States and school districts nationwide are moving to lengthen the day
at struggling schools, spurred by grim test results suggesting that
more than 10,000 schools are likely to be declared failing under
federal law next year.....
But the movement, which has expanded the day in
some schools by as little as 30 minutes or as much as two hours, has
many critics: among administrators, who worry about the cost; among
teachers, whose unions say they work hard enough as it is, and have
sought more pay and renegotiation of contracts; and among parents, who
say their children spend enough time in school already.

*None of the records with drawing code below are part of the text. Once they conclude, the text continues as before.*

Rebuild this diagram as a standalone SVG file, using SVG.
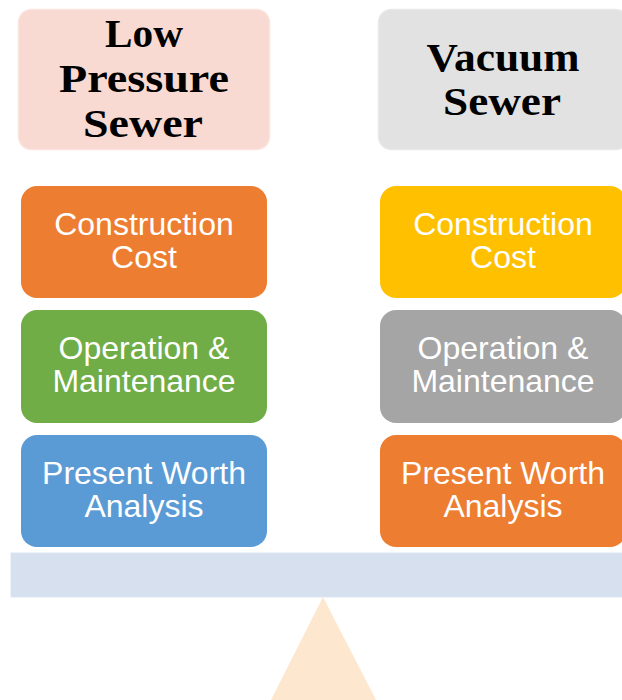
<svg xmlns="http://www.w3.org/2000/svg" width="622" height="700" viewBox="0 0 622 700">
<style>
.hdr{font-family:"Liberation Serif","Times New Roman",serif;font-weight:bold;font-size:40px;fill:#000;text-anchor:middle}
.lbl{font-family:"Liberation Sans",Arial,sans-serif;font-size:32px;fill:#fff;text-anchor:middle}
</style>
<rect width="622" height="700" fill="#fff"/>
<g id="fulcrum"><polygon points="323,597 271,700 376,700" fill="#FDE7CF"/></g>
<g id="beam"><rect x="11" y="553" width="615" height="44" fill="#D6E0EF" stroke="#DCE5F2" stroke-width="1"/></g>
<g id="low-pressure-sewer">
<rect x="18.5" y="9.5" width="251" height="140" rx="13" fill="#F8DAD3" stroke="#FBE3DE" stroke-width="1.5"/>
<text class="hdr" x="144" y="47" textLength="78" lengthAdjust="spacingAndGlyphs">Low</text>
<text class="hdr" x="144" y="92" textLength="170" lengthAdjust="spacingAndGlyphs">Pressure</text>
<text class="hdr" x="143" y="137" textLength="120" lengthAdjust="spacingAndGlyphs">Sewer</text>
</g>
<g id="vacuum-sewer">
<rect x="378.5" y="9.5" width="250" height="140" rx="13" fill="#E2E2E2" stroke="#E8E8E8" stroke-width="1.5"/>
<text class="hdr" x="503" y="71" textLength="153" lengthAdjust="spacingAndGlyphs">Vacuum</text>
<text class="hdr" x="502" y="115" textLength="118" lengthAdjust="spacingAndGlyphs">Sewer</text>
</g>
<g id="lp-construction">
<rect x="21" y="186" width="246" height="112" rx="16" fill="#ED7D31"/>
<text class="lbl" x="144" y="235">Construction</text>
<text class="lbl" x="144" y="268">Cost</text>
</g>
<g id="lp-operation">
<rect x="21" y="310" width="246" height="113" rx="16" fill="#70AD47"/>
<text class="lbl" x="144" y="359">Operation &amp;</text>
<text class="lbl" x="144" y="392">Maintenance</text>
</g>
<g id="lp-present-worth">
<rect x="21" y="435" width="246" height="112" rx="16" fill="#5B9BD5"/>
<text class="lbl" x="144" y="484">Present Worth</text>
<text class="lbl" x="144" y="517">Analysis</text>
</g>
<g id="vs-construction">
<rect x="380" y="186" width="246" height="112" rx="16" fill="#FFC000"/>
<text class="lbl" x="503" y="235">Construction</text>
<text class="lbl" x="503" y="268">Cost</text>
</g>
<g id="vs-operation">
<rect x="380" y="310" width="246" height="113" rx="16" fill="#A5A5A5"/>
<text class="lbl" x="503" y="359">Operation &amp;</text>
<text class="lbl" x="503" y="392">Maintenance</text>
</g>
<g id="vs-present-worth">
<rect x="380" y="435" width="246" height="112" rx="16" fill="#ED7D31"/>
<text class="lbl" x="503" y="484">Present Worth</text>
<text class="lbl" x="503" y="517">Analysis</text>
</g>
<g id="connectors"/>
</svg>
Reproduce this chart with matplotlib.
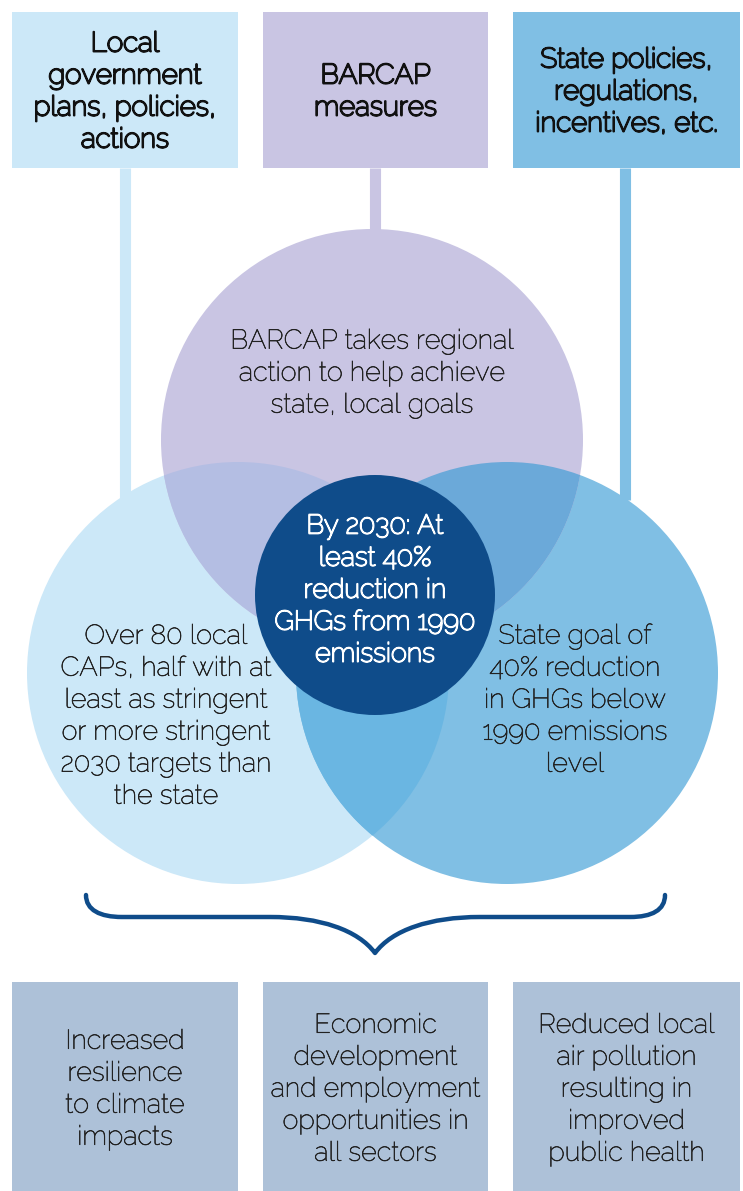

Still others question the equity of moving toward a system where
students at low-performing, often urban, schools get more teaching than
students at other schools.
And of all the steps school districts
take to try to improve student achievement, lengthening the day is
generally the costliest — an extra $1,300 a student annually here in
Massachusetts — and difficult to sustain.
The idea of a longer
day was first promoted in charter schools — public schools that are
tax-supported but independently run. But the surge of interest has been
spurred largely by the federal No Child Left Behind law, which requires
annual testing of students, with increasingly dire consequences for
schools that fall short each year, including possible closing.
Pressed
by the demands of the law, school officials who support longer days say
that much of the regular day must concentrate on test preparation. With
extra hours, they say, they can devote more time to test readiness, if
needed, and teach subjects that have increasingly been dropped from the
curriculum, like history, art, drama.
“Whether it’s No Child
Left Behind or local standards, when you start realizing that we’re
really having a hard time raising kids to standards, you see you need
more time,” said Christopher Gabrieli of Massachusetts 2020, a
nonprofit education advocacy group that supports a longer school day.
“As people are starting to really sweat, they’ve increasingly started
to think really hard about ‘are we giving them enough time?’ ”
Still,
some educators question whether keeping children in school longer will
improve their performance. A recent report by the Education Sector, a
centrist nonprofit research group, found that unless the time students
are engaged in active learning — mastering academic subjects — is
increased, adding hours alone may not do much.....
Though the trend could accentuate the differences between poor and
middle-class students, with low-income students forced to spend longer
hours behind their desks, Ms. Chung noted that middle-class children
“basically have their own extended day that their parents have put
together for them.” The virtue of the extended day, educators say, is
that it forces children who might not otherwise attend voluntary
after-school programs to spend time on studies....
(However, some) parents also opposed the plan, concerned that
longer days would be too taxing for children, especially the younger
ones. Parents also feared their children would have to walk home in the
dark and said that a longer day would cut into family time.
Do you think the day should be lengthened at struggling schools? Do you think it will improve performance? Will it help children or simply help the school? Will it accentuate the differences between poor and middle-class students? Is this fair to children and teachers? Finally, would you support a plan that lengthened your child's school day?